The XX Factor

New Reports of Sexual Harassment at Fox News Are Horrifying, Unsurprising

Former Fox News chairman Roger Ailes and his wife, Elizabeth Tilson, in New York City on July 19, 2016.

Drew Angerer/Getty Images

In her sexual harassment lawsuit against Roger Ailes, former Fox News host Gretchen Carlson hinted at a company culture nearly as hostile to women as the alleged creep at the top. Her Fox & Friends co-host Steve Doocy “shushed” her on air, mocked her during commercial breaks, and treated her like a “blond female prop,” Carlson claimed. That Ailes allegedly brushed off her complaints and ordered her to “get along with the boys” was no surprise, coming from a man who’s facing sexual harassment accusations from more than 20 women who’ve worked with him.

According to a new New York Times investigation, the other leaders of Fox News may have been emboldened by Ailes’ alleged sexism. More than 10 women told the Times they’d endured sexual harassment as employees of Fox News or Fox Business Network, and several others said they saw fellow employees become victims of harassment. Just two of these cases involved Ailes; the rest of the acts were perpetrated by other supervisors at the networks. They are uniformly horrifying.

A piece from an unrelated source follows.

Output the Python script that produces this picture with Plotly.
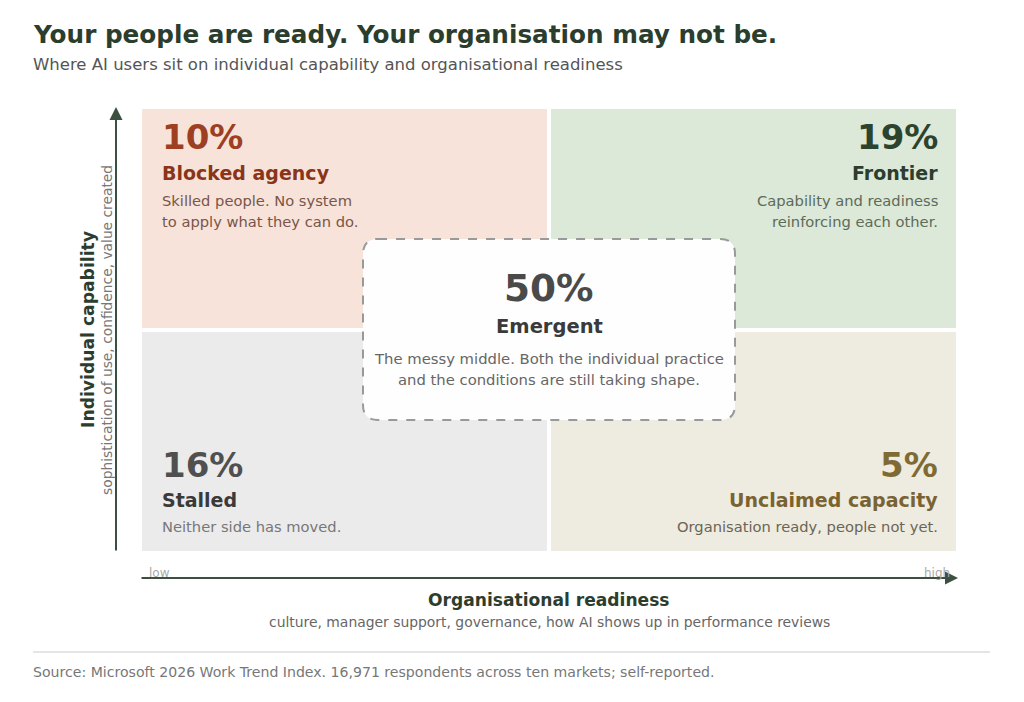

Multiple people said that the Fox networks housed pervasive discussions of female employees’ looks and sex lives. Fox supervisors would try to date their employees or proffer them for dates with higher-ups. Several sources recount dates and sexual acts being used as conditions of assignments, appearances, and employment. A one-time Fox reporter told the Times that every time she met with Ailes, he bookended their encounters with a hug and a kiss, the latter of which he’d try to land on the lips. Another woman recalled an executive whispering in her ear at a happy hour about the sexiness of the zipper on her dress.

Most of the Times’ sources spoke on condition of anonymity for fear of torpedoing their current TV careers. Just one went public with her name: Rudi Bakhtiar, who joined Fox News in 2006 after several years at CNN. She earned a three-year contract after a freelancing stint, taking on weekend correspondent gigs in Washington, D.C. on a fill-in basis. In 2007, she says she had coffee in her D.C. hotel’s lobby with co-worker Brian Wilson, who was set to become the Washington bureau chief. He told Bakhtiar he could help her get the weekend Washington correspondent gig full-time, but, Bakhtiar told the Times, Wilson repeatedly asked her “You know how I feel about you?”

When Bakhtiar asked him to clarify his question, she claims he responded, “I’d like to see the inside of your hotel room,” and told her he wanted them to be friends with benefits. (Wilson told the Times he takes “strong exception to the facts of the story” as Bakhtiar recounted it.) After she turned him down, Bakhtiar says, the network began to cancel her gigs in Washington. A supervisor told her to make an official harassment report to the network’s human resources department, and soon after, Ailes fired her for good, claiming that her reporting skills weren’t up to par. Fox News granted Bakhtiar an undisclosed payment in a settlement that legally bound her to remain silent about the incident. Bakhtiar risks a lawsuit by speaking out about Wilson’s alleged harassment and the company’s alleged retaliation.

The saddest part of the Times’ findings are the accounts of women bucking up and dealing with a workplace engineered to belittle them and remind them that their value as employees is contingent upon their sex appeal. Bakhtiar says she apologized to Wilson when she rejected his advances for leading him on in any way. One woman said she laughed politely and treated it like a joke when a supervisor demanded oral sex in return for a desirable reporting assignment. Another said she endured Ailes’ hugs and simply turned her face so his kisses wouldn’t make it to her lips.

These are the small, humiliating behavior modifications women make in every industry to keep their sanity and their jobs in workplaces where misogyny festers unchecked. Television news may foster a particularly hostile space for female employees: “Many women viewed the behavior [at Fox] as par for the course in the broadcasting industry, where appearance is so highly valued,” the Times reports.

Still, by most accounts, the climate at Fox News is unique in its tacit endorsement of sexual intimidation, misogynist power plays, and physical harassment. Few were surprised to hear that Ailes had been accused of sexual harassment earlier this month—his lechery has been an open secret for years—and anyone with a working knowledge of the Fox News worldview won’t be baffled by these new reports of a news network built on devaluing and sexualizing female employees. But thanks to the brave women who are coming forward to lend credence and specificity to our suspicions, those who continue to defend Ailes and his ilk are looking more backward by the day.